[start of RECORDED INFORMATION]

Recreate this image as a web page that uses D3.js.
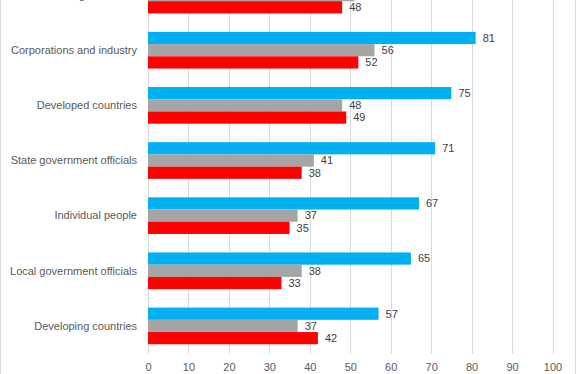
<!DOCTYPE html>
<html>
<head>
<meta charset="utf-8">
<script src="https://cdn.jsdelivr.net/npm/d3@7"></script>
<style>
  body { margin: 0; background: #fff; }
  svg { display: block; font-family: "Liberation Sans", Arial, sans-serif; }
</style>
</head>
<body>
<div class="content"></div>
<script>
var categories = ["U.S. government", "Corporations and industry", "Developed countries",
                  "State government officials", "Individual people",
                  "Local government officials", "Developing countries"];
var seriesNames = ["Series 1", "Series 2", "Series 3"];
var series1 = [83, 81, 75, 71, 67, 65, 57];
var series2 = [51, 56, 48, 41, 37, 38, 37];
var series3 = [48, 52, 49, 38, 35, 33, 42];
var xTicks = [0, 10, 20, 30, 40, 50, 60, 70, 80, 90, 100];
var colors = ["#00b0f0", "#a5a5a5", "#ff0000"];

var width = 576, height = 374;
var svg = d3.select(".content").append("svg")
   .attr("width", width)
   .attr("height", height);

// the chart is cut at the top, so the plot area starts above the view
var x = d3.scaleLinear().domain([0, 100]).range([148, 552.5]);
var y = d3.scaleBand().domain(categories).range([-32.5, 353.5])
   .paddingInner(0.335).paddingOuter(0.1675);
var ySub = d3.scaleBand().domain(seriesNames).range([0, y.bandwidth()]);

var rows = categories.map(function(c, i) {
   return { name: c, values: [series1[i], series2[i], series3[i]] };
});

// outer border
svg.append("line").attr("x1", 0.5).attr("x2", 0.5).attr("y1", 0).attr("y2", height)
   .attr("stroke", "#d9d9d9");
svg.append("line").attr("x1", 575.5).attr("x2", 575.5).attr("y1", 0).attr("y2", height)
   .attr("stroke", "#d9d9d9");

// gridlines
svg.append("g")
   .selectAll("line")
   .data(xTicks)
   .enter().append("line")
   .attr("x1", function(d) { return Math.round(x(d)) + 0.5; })
   .attr("x2", function(d) { return Math.round(x(d)) + 0.5; })
   .attr("y1", -32.5)
   .attr("y2", 353.5)
   .attr("stroke", "#d9d9d9");

// x axis labels
var xAxis = d3.axisBottom(x).tickValues(xTicks).tickSize(0).tickPadding(0);
var gx = svg.append("g").attr("transform", "translate(0,363)").call(xAxis);
gx.select(".domain").remove();
gx.selectAll("text")
   .attr("fill", "#595959")
   .attr("font-size", "11px")
   .attr("font-family", "Liberation Sans, Arial, sans-serif")
   .attr("dy", "0.71em");

// category labels
svg.append("g")
   .selectAll("text")
   .data(categories)
   .enter().append("text")
   .attr("x", 137)
   .attr("y", function(d) { return y(d) + y.bandwidth() / 2; })
   .attr("dy", "0.35em")
   .attr("text-anchor", "end")
   .attr("fill", "#595959")
   .attr("font-size", "11px")
   .text(function(d) { return d; });

// bars
var groups = svg.append("g")
   .selectAll("g")
   .data(rows)
   .enter().append("g")
   .attr("transform", function(d) { return "translate(0," + y(d.name) + ")"; });

groups.selectAll("rect")
   .data(function(d) { return d.values; })
   .enter().append("rect")
   .attr("x", x(0))
   .attr("y", function(d, i) { return ySub(seriesNames[i]); })
   .attr("width", function(d) { return x(d) - x(0); })
   .attr("height", ySub.bandwidth())
   .attr("fill", function(d, i) { return colors[i]; });

groups.selectAll("text")
   .data(function(d) { return d.values; })
   .enter().append("text")
   .attr("x", function(d) { return x(d) + 7; })
   .attr("y", function(d, i) { return ySub(seriesNames[i]) + ySub.bandwidth() / 2; })
   .attr("dy", "0.35em")
   .attr("fill", "#404040")
   .attr("font-size", "11px")
   .text(function(d) { return d; });
</script>
</body>
</html>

[end of RECORDED INFORMATION]

Repeat the material above in full and exactly, omitting the pictures.

* OUTPUT BELOW *
Recreate this image as a web page that uses D3.js.
<!DOCTYPE html>
<html>
<head>
<meta charset="utf-8">
<script src="https://cdn.jsdelivr.net/npm/d3@7"></script>
<style>
  body { margin: 0; background: #fff; }
  svg { display: block; font-family: "Liberation Sans", Arial, sans-serif; }
</style>
</head>
<body>
<div class="content"></div>
<script>
var categories = ["U.S. government", "Corporations and industry", "Developed countries",
                  "State government officials", "Individual people",
                  "Local government officials", "Developing countries"];
var seriesNames = ["Series 1", "Series 2", "Series 3"];
var series1 = [83, 81, 75, 71, 67, 65, 57];
var series2 = [51, 56, 48, 41, 37, 38, 37];
var series3 = [48, 52, 49, 38, 35, 33, 42];
var xTicks = [0, 10, 20, 30, 40, 50, 60, 70, 80, 90, 100];
var colors = ["#00b0f0", "#a5a5a5", "#ff0000"];

var width = 576, height = 374;
var svg = d3.select(".content").append("svg")
   .attr("width", width)
   .attr("height", height);

// the chart is cut at the top, so the plot area starts above the view
var x = d3.scaleLinear().domain([0, 100]).range([148, 552.5]);
var y = d3.scaleBand().domain(categories).range([-32.5, 353.5])
   .paddingInner(0.335).paddingOuter(0.1675);
var ySub = d3.scaleBand().domain(seriesNames).range([0, y.bandwidth()]);

var rows = categories.map(function(c, i) {
   return { name: c, values: [series1[i], series2[i], series3[i]] };
});

// outer border
svg.append("line").attr("x1", 0.5).attr("x2", 0.5).attr("y1", 0).attr("y2", height)
   .attr("stroke", "#d9d9d9");
svg.append("line").attr("x1", 575.5).attr("x2", 575.5).attr("y1", 0).attr("y2", height)
   .attr("stroke", "#d9d9d9");

// gridlines
svg.append("g")
   .selectAll("line")
   .data(xTicks)
   .enter().append("line")
   .attr("x1", function(d) { return Math.round(x(d)) + 0.5; })
   .attr("x2", function(d) { return Math.round(x(d)) + 0.5; })
   .attr("y1", -32.5)
   .attr("y2", 353.5)
   .attr("stroke", "#d9d9d9");

// x axis labels
var xAxis = d3.axisBottom(x).tickValues(xTicks).tickSize(0).tickPadding(0);
var gx = svg.append("g").attr("transform", "translate(0,363)").call(xAxis);
gx.select(".domain").remove();
gx.selectAll("text")
   .attr("fill", "#595959")
   .attr("font-size", "11px")
   .attr("font-family", "Liberation Sans, Arial, sans-serif")
   .attr("dy", "0.71em");

// category labels
svg.append("g")
   .selectAll("text")
   .data(categories)
   .enter().append("text")
   .attr("x", 137)
   .attr("y", function(d) { return y(d) + y.bandwidth() / 2; })
   .attr("dy", "0.35em")
   .attr("text-anchor", "end")
   .attr("fill", "#595959")
   .attr("font-size", "11px")
   .text(function(d) { return d; });

// bars
var groups = svg.append("g")
   .selectAll("g")
   .data(rows)
   .enter().append("g")
   .attr("transform", function(d) { return "translate(0," + y(d.name) + ")"; });

groups.selectAll("rect")
   .data(function(d) { return d.values; })
   .enter().append("rect")
   .attr("x", x(0))
   .attr("y", function(d, i) { return ySub(seriesNames[i]); })
   .attr("width", function(d) { return x(d) - x(0); })
   .attr("height", ySub.bandwidth())
   .attr("fill", function(d, i) { return colors[i]; });

groups.selectAll("text")
   .data(function(d) { return d.values; })
   .enter().append("text")
   .attr("x", function(d) { return x(d) + 7; })
   .attr("y", function(d, i) { return ySub(seriesNames[i]) + ySub.bandwidth() / 2; })
   .attr("dy", "0.35em")
   .attr("fill", "#404040")
   .attr("font-size", "11px")
   .text(function(d) { return d; });
</script>
</body>
</html>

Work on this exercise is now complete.